There are already around 31,000 Myanmar nationals, including 11,798 children and 10,047 women, in different districts of Mizoram. Fourteen Myanmar lawmakers too are among the refugees. Northeastern states face an influx of Myanmar nationals after the junta returned to power.
Mizoram chief minister Zoramthanga had urged the Centre to provide asylum to refugees. He also opposed the Centre’s order to security forces to stop Myanmar citizens from entering the state and for deportation of refugees. In April, the Mizoram government started issuing certificates to Myanmar refugees despite the Union home ministry clarification that states had no power to grant refugee status to foreigners. MHA had also said that India was not a signatory to the UN Refugee Convention of 1951 or its 1967 protocol.

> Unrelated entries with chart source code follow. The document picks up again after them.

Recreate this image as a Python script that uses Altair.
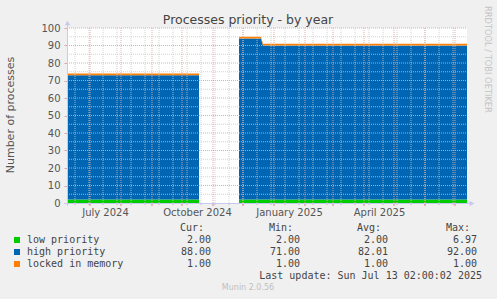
import altair as alt
import pandas as pd

# ---------------- data ----------------
series_names = ["low priority", "high priority", "locked in memory"]
series_colors = ["#00CC00", "#0066B3", "#FF8000"]

seg_a_dates = ["2024-06-08", "2024-10-18"]
seg_a_low = [2, 2]
seg_a_high = [71, 71]
seg_a_locked = [1, 1]

seg_b_dates = ["2024-11-27", "2024-12-19", "2024-12-21", "2025-07-13"]
seg_b_low = [2, 2, 2, 2]
seg_b_high = [92, 92, 88, 88]
seg_b_locked = [1, 1, 1, 1]

cur_vals = ["2.00", "88.00", "1.00"]
min_vals = ["2.00", "71.00", "1.00"]
avg_vals = ["2.00", "82.01", "1.00"]
max_vals = ["6.97", "92.00", "1.00"]

x_domain = ["2024-06-08", "2025-07-13"]
x_label_dates = ["2024-07-16", "2024-10-16", "2025-01-16", "2025-04-16"]
month_grid = ["2024-07-01", "2024-08-01", "2024-09-01", "2024-10-01", "2024-11-01",
              "2024-12-01", "2025-01-01", "2025-02-01", "2025-03-01", "2025-04-01",
              "2025-05-01", "2025-06-01", "2025-07-01"]
week_grid = ["2024-06-16", "2024-06-30", "2024-07-14", "2024-07-28", "2024-08-11",
             "2024-08-25", "2024-09-08", "2024-09-22", "2024-10-06", "2024-10-20",
             "2024-11-03", "2024-11-17", "2024-12-01", "2024-12-15", "2024-12-29",
             "2025-01-12", "2025-01-26", "2025-02-09", "2025-02-23", "2025-03-09",
             "2025-03-23", "2025-04-06", "2025-04-20", "2025-05-04", "2025-05-18",
             "2025-06-01", "2025-06-15", "2025-06-29"]
y_ticks = [0, 10, 20, 30, 40, 50, 60, 70, 80, 90, 100]
y_major = [10, 20, 30, 40, 50, 60, 70, 80, 90, 100]
y_minor = [5, 15, 25, 35, 45, 55, 65, 75, 85, 95]


def ms(d):
    return int(pd.Timestamp(d, tz="UTC").value // 10**6)


# stacked table built from the arrays above (bottom -> top)
rows = []
for seg, dates, arrs in [("a", seg_a_dates, [seg_a_low, seg_a_high, seg_a_locked]),
                         ("b", seg_b_dates, [seg_b_low, seg_b_high, seg_b_locked])]:
    for i, d in enumerate(dates):
        base = 0
        for k, name in enumerate(series_names):
            top = base + arrs[k][i]
            rows.append({"date": ms(d), "series": name, "grp": f"{seg}{k}",
                         "y0": base, "y1": top})
            base = top
df = pd.DataFrame(rows)

W, H = 400, 175
xscale = alt.Scale(type="utc", domain=[ms(d) for d in x_domain], nice=False)
yscale = alt.Scale(domain=[0, 100], nice=False, zero=True)

FONT = "DejaVu Sans"
MONO = "DejaVu Sans Mono"
AXIS_COL = "#C8C8F0"
RED_GRID = "#E8A0A0"
GRAY_GRID = "#C8C8C8"

XAXIS = alt.Axis(values=[ms(d) for d in x_label_dates],
                 labelExpr="utcFormat(datum.value, '%B %Y')",
                 ticks=False, domain=False, grid=False, title=None,
                 labelFont=FONT, labelFontSize=10, labelColor="#555555",
                 labelPadding=4, labelOverlap=False)
YAXIS = alt.Axis(values=y_ticks, domain=False, grid=False, title=None,
                 ticks=True, tickColor=RED_GRID, tickSize=3,
                 labelFont=FONT, labelFontSize=10, labelColor="#555555",
                 labelPadding=4, labelOverlap=False)

area = alt.Chart(df).mark_area(interpolate="linear").encode(
    x=alt.X("date:T", scale=xscale, axis=XAXIS),
    y=alt.Y("y1:Q", scale=yscale, axis=YAXIS),
    y2="y0:Q",
    color=alt.Color("series:N", scale=alt.Scale(domain=series_names, range=series_colors),
                    legend=None),
    detail="grp:N",
)

hminor = alt.Chart(pd.DataFrame({"v": y_minor})).mark_rule(
    color=GRAY_GRID, strokeDash=[1, 1], strokeWidth=1, opacity=0.8).encode(
    y=alt.Y("v:Q", scale=yscale, axis=YAXIS), x=alt.value(0), x2=alt.value(W))
hmajor = alt.Chart(pd.DataFrame({"v": y_major})).mark_rule(
    color=RED_GRID, strokeDash=[1, 1], strokeWidth=1, opacity=0.9).encode(
    y=alt.Y("v:Q", scale=yscale, axis=YAXIS), x=alt.value(0), x2=alt.value(W))
vminor = alt.Chart(pd.DataFrame({"d": [ms(d) for d in week_grid]})).mark_rule(
    color=GRAY_GRID, strokeDash=[1, 1], strokeWidth=1, opacity=0.8).encode(
    x=alt.X("d:T", scale=xscale, axis=XAXIS), y=alt.value(0), y2=alt.value(H))
vmajor = alt.Chart(pd.DataFrame({"d": [ms(d) for d in month_grid]})).mark_rule(
    color=RED_GRID, strokeDash=[1, 1], strokeWidth=1, opacity=0.9).encode(
    x=alt.X("d:T", scale=xscale, axis=XAXIS), y=alt.value(0), y2=alt.value(H))
vminor_tick = alt.Chart(pd.DataFrame({"d": [ms(d) for d in week_grid]})).mark_rule(
    color="#BBBBBB", strokeWidth=1).encode(
    x=alt.X("d:T", scale=xscale, axis=XAXIS), y=alt.value(H), y2=alt.value(H + 2))
vmajor_tick = alt.Chart(pd.DataFrame({"d": [ms(d) for d in month_grid]})).mark_rule(
    color="#E08080", strokeWidth=1).encode(
    x=alt.X("d:T", scale=xscale, axis=XAXIS), y=alt.value(H), y2=alt.value(H + 3))

one = pd.DataFrame({"k": [0]})

xline = alt.Chart(one).mark_rule(color=AXIS_COL, strokeWidth=1).encode(
    x=alt.value(-3), x2=alt.value(W + 6), y=alt.value(H + 0.5))
yline = alt.Chart(one).mark_rule(color=AXIS_COL, strokeWidth=1).encode(
    x=alt.value(0.5), y=alt.value(-5), y2=alt.value(H + 3))
xarrow = alt.Chart(one).mark_point(shape="triangle-right", filled=True, size=30,
                                   color=AXIS_COL, opacity=1).encode(
    x=alt.value(W + 5), y=alt.value(H + 0.5))
yarrow = alt.Chart(one).mark_point(shape="triangle-up", filled=True, size=30,
                                   color=AXIS_COL, opacity=1).encode(
    x=alt.value(0.5), y=alt.value(-5))

OX, OY = 67, 28


def txt(s, x, y, **kw):
    return alt.Chart(one).mark_text(text=s, baseline="middle", **kw).encode(
        x=alt.value(x - OX), y=alt.value(y - OY))


texts = [
    txt("Processes priority - by year", 248, 19.5, font=FONT, fontSize=12.5,
        color="#444444", align="center"),
    txt("Number of processes", 11, 115, font=FONT, fontSize=11, color="#555555",
        align="center", angle=270),
    txt("RRDTOOL / TOBI OETIKER", 487, 6, font=FONT, fontSize=8.3, color="#C4C4C4",
        align="left", angle=90),
    txt("Cur:", 204, 228, font=MONO, fontSize=10, color="#444444", align="right"),
    txt("Min:", 293, 228, font=MONO, fontSize=10, color="#444444", align="right"),
    txt("Avg:", 381, 228, font=MONO, fontSize=10, color="#444444", align="right"),
    txt("Max:", 470, 228, font=MONO, fontSize=10, color="#444444", align="right"),
    txt("Last update: Sun Jul 13 02:00:02 2025", 482, 276, font=MONO, fontSize=10,
        color="#444444", align="right"),
    txt("Munin 2.0.56", 248, 288, font=FONT, fontSize=8, color="#C0C0C0", align="center"),
]

row_y = [240, 252, 264]
legend_layers = []
for i, name in enumerate(series_names):
    yy = row_y[i]
    legend_layers.append(
        alt.Chart(one).mark_rect(color=series_colors[i]).encode(
            x=alt.value(14 - OX), x2=alt.value(20 - OX),
            y=alt.value(yy - 3 - OY), y2=alt.value(yy + 3 - OY)))
    legend_layers.append(txt(name, 27, yy, font=MONO, fontSize=10, color="#444444",
                             align="left"))
    legend_layers.append(txt(cur_vals[i], 211, yy, font=MONO, fontSize=10,
                             color="#444444", align="right"))
    legend_layers.append(txt(min_vals[i], 300, yy, font=MONO, fontSize=10,
                             color="#444444", align="right"))
    legend_layers.append(txt(avg_vals[i], 388, yy, font=MONO, fontSize=10,
                             color="#444444", align="right"))
    legend_layers.append(txt(max_vals[i], 477, yy, font=MONO, fontSize=10,
                             color="#444444", align="right"))

chart = alt.layer(
    area, hminor, hmajor, vminor, vmajor, vminor_tick, vmajor_tick,
    xline, yline, xarrow, yarrow, *texts, *legend_layers
).properties(
    width=W, height=H,
    autosize=alt.AutoSizeParams(type="none"),
    padding={"left": OX, "top": OY, "right": 497 - OX - W, "bottom": 299 - OY - H},
    background="#F0F0F0",
).configure_view(stroke=None, fill="white")

chart.save("out.html", embed_options={"renderer": "svg", "actions": False})
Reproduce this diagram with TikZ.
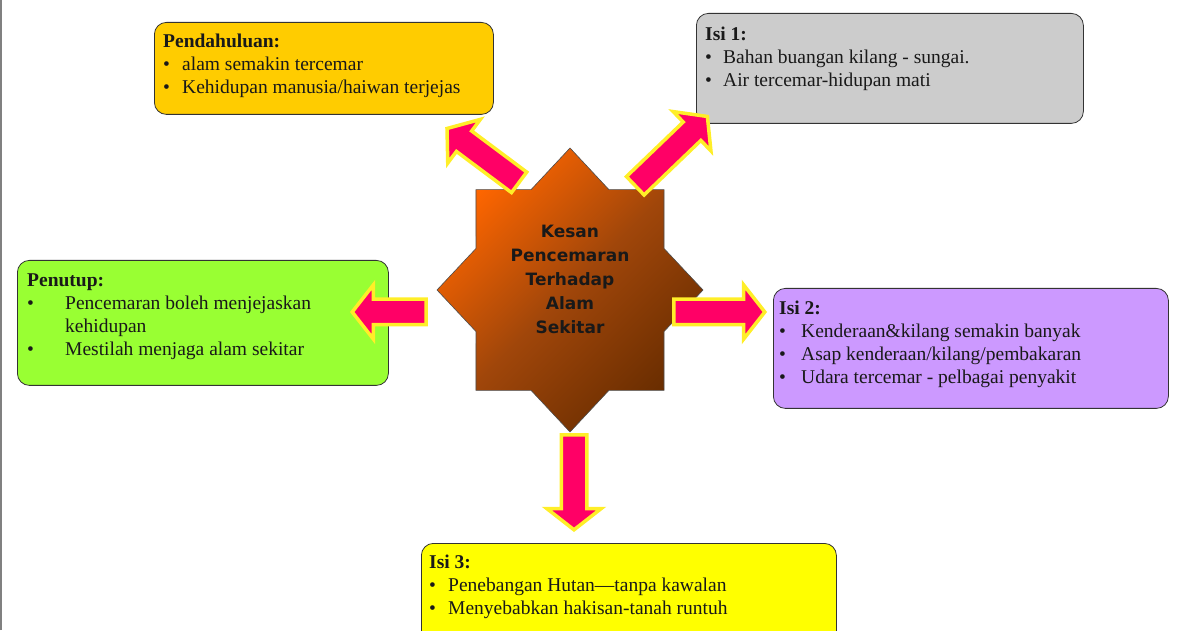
\documentclass[tikz,border=0pt]{standalone}
\usepackage{fontspec}
\setmainfont{Liberation Serif}
\newfontfamily\starfont{DejaVu Sans}
\usetikzlibrary{shapes.arrows, positioning}

\definecolor{arrowpink}{RGB}{255,0,102}
\definecolor{glow}{RGB}{255,238,40}
\definecolor{starlight}{RGB}{255,102,0}
\definecolor{starmid}{RGB}{160,70,10}
\definecolor{stardark}{RGB}{105,45,0}
\definecolor{pendcol}{RGB}{255,204,0}
\definecolor{isiAcol}{RGB}{204,204,204}
\definecolor{isiBcol}{RGB}{204,153,255}
\definecolor{isiCcol}{RGB}{255,255,0}
\definecolor{tutupcol}{RGB}{153,255,51}

\tikzset{
  box/.style={draw=black!80, line width=0.8pt, rounded corners=12pt, anchor=north west, inner sep=0pt},
  boxtext/.style={align=left, inner sep=0pt, font=\fontsize{19.5}{23}\selectfont, text=black!90},
  startext/.style={align=center, inner sep=0pt, font=\starfont\bfseries\fontsize{17}{24}\selectfont, text=black!90},
  blockarrow/.style={single arrow, fill=arrowpink, draw=glow, line width=3.5pt, inner xsep=0pt, inner ysep=11pt, outer sep=0pt,
    single arrow head extend=14.5pt, single arrow tip angle=104, sloped, allow upside down, pos=1, anchor=tip},
}
\newcommand{\itm}[2][19pt]{\makebox[#1][l]{\textbullet}#2}

\begin{document}
\begin{tikzpicture}[x=1pt, y=1pt]
        \useasboundingbox (0,0) rectangle (1200,630);
        \clip (0,0) rectangle (1200,630);
        \draw[gray, line width=1.5pt] (0.75,0) -- (0.75,630);

        % centre star
        \begin{scope}[shift={(570,340)}, xscale=133, yscale=142]
            \shade[draw=black!70, line width=0.6pt, top color=starlight, bottom color=stardark, middle color=starmid, shading angle=45]
                (0:1) \foreach \a in {0,45,...,315}{ -- (\a+22.5:0.765) -- (\a+45:1) } -- cycle;
        \end{scope}
        \node[startext] (pusat) at (570,351) {Kesan\\Pencemaran\\Terhadap\\Alam\\Sekitar};

        % boxes
        \node[box, fill=pendcol, minimum width=339pt, minimum height=92pt] (pend) at (154,608) {};
        \node[boxtext, below right=11.8pt and 9pt of pend.north west] (pendtext)
            {\textbf{Pendahuluan:}\\\itm{alam semakin tercemar}\\\itm{Kehidupan manusia/haiwan terjejas}};

        \node[box, fill=isiAcol, minimum width=387pt, minimum height=110pt] (isiA) at (696,617) {};
        \node[boxtext, below right=13.7pt and 9pt of isiA.north west] (isiAtext)
            {\textbf{Isi 1:}\\\itm[18pt]{Bahan buangan kilang - sungai.}\\\itm[18pt]{Air tercemar-hidupan mati}};

        \node[box, fill=isiBcol, minimum width=395pt, minimum height=120pt] (isiB) at (773,342) {};
        \node[boxtext, below right=12.7pt and 6pt of isiB.north west] (isiBtext)
            {\textbf{Isi 2:}\\\itm[22pt]{Kenderaan\&kilang semakin banyak}\\\itm[22pt]{Asap kenderaan/kilang/pembakaran}\\\itm[22pt]{Udara tercemar - pelbagai penyakit}};

        \node[box, fill=tutupcol, minimum width=371pt, minimum height=125pt] (tutup) at (17,370) {};
        \node[boxtext, below right=13.7pt and 10pt of tutup.north west] (tutuptext)
            {\textbf{Penutup:}\\\itm[38pt]{Pencemaran boleh menjejaskan}\\\hspace*{38pt}kehidupan\\\itm[38pt]{Mestilah menjaga alam sekitar}};

        \node[box, fill=isiCcol, minimum width=415pt, minimum height=120pt] (isiC) at (421,87) {};
        \node[boxtext, below right=11.7pt and 8pt of isiC.north west] (isiCtext)
            {\textbf{Isi 3:}\\\itm{Penebangan Hutan---tanpa kawalan}\\\itm{Menyebabkan hakisan-tanah runtuh}};

        % arrows
        \coordinate (pendTail) at (520,447);
        \coordinate (pendTip) at (447,501.5);
        \coordinate (isiATail) at (634,443);
        \coordinate (isiATip) at (707.4,513.5);
        \coordinate (isiBTail) at (672,318);
        \coordinate (isiBTip) at (764.8,318);
        \coordinate (tutupTail) at (428,318);
        \coordinate (tutupTip) at (352.2,318);
        \coordinate (isiCTail) at (574,197);
        \coordinate (isiCTip) at (574,100.2);
        \path (pendTail) -- node[blockarrow, minimum height=90pt] (arrPend) {} (pendTip);
        \path (isiATail) -- node[blockarrow, minimum height=100pt] (arrIsiA) {} (isiATip);
        \path (isiBTail) -- node[blockarrow, minimum height=91pt] (arrIsiB) {} (isiBTip);
        \path (tutupTail) -- node[blockarrow, minimum height=74pt] (arrTutup) {} (tutupTip);
        \path (isiCTail) -- node[blockarrow, minimum height=95pt] (arrIsiC) {} (isiCTip);
\end{tikzpicture}
\end{document}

Early last year, MHA had written to chief secretaries of Mizoram, Nagaland, Manipur, Arunachal Pradesh and the director general of Assam Rifles to warn them about a probable largescale influx of refugees into India following the change in political situation in Myanmar. MHA had asked the states and the security forces to take ‘appropriate action’ to prevent possible influx into India. However, despite the advisory the refugees kept flowing in. One of the reasons is the 1,643-km unfenced border between the two nations with free movement possible within 16 km on both sides.
Also, the majority of those who have reached Mizoram belong to the Chin community, also known as the Zo community, who share ancestry, ethnicity and culture with the Mizos of Mizoram. Myanmar has been under Emergency after the military seized power.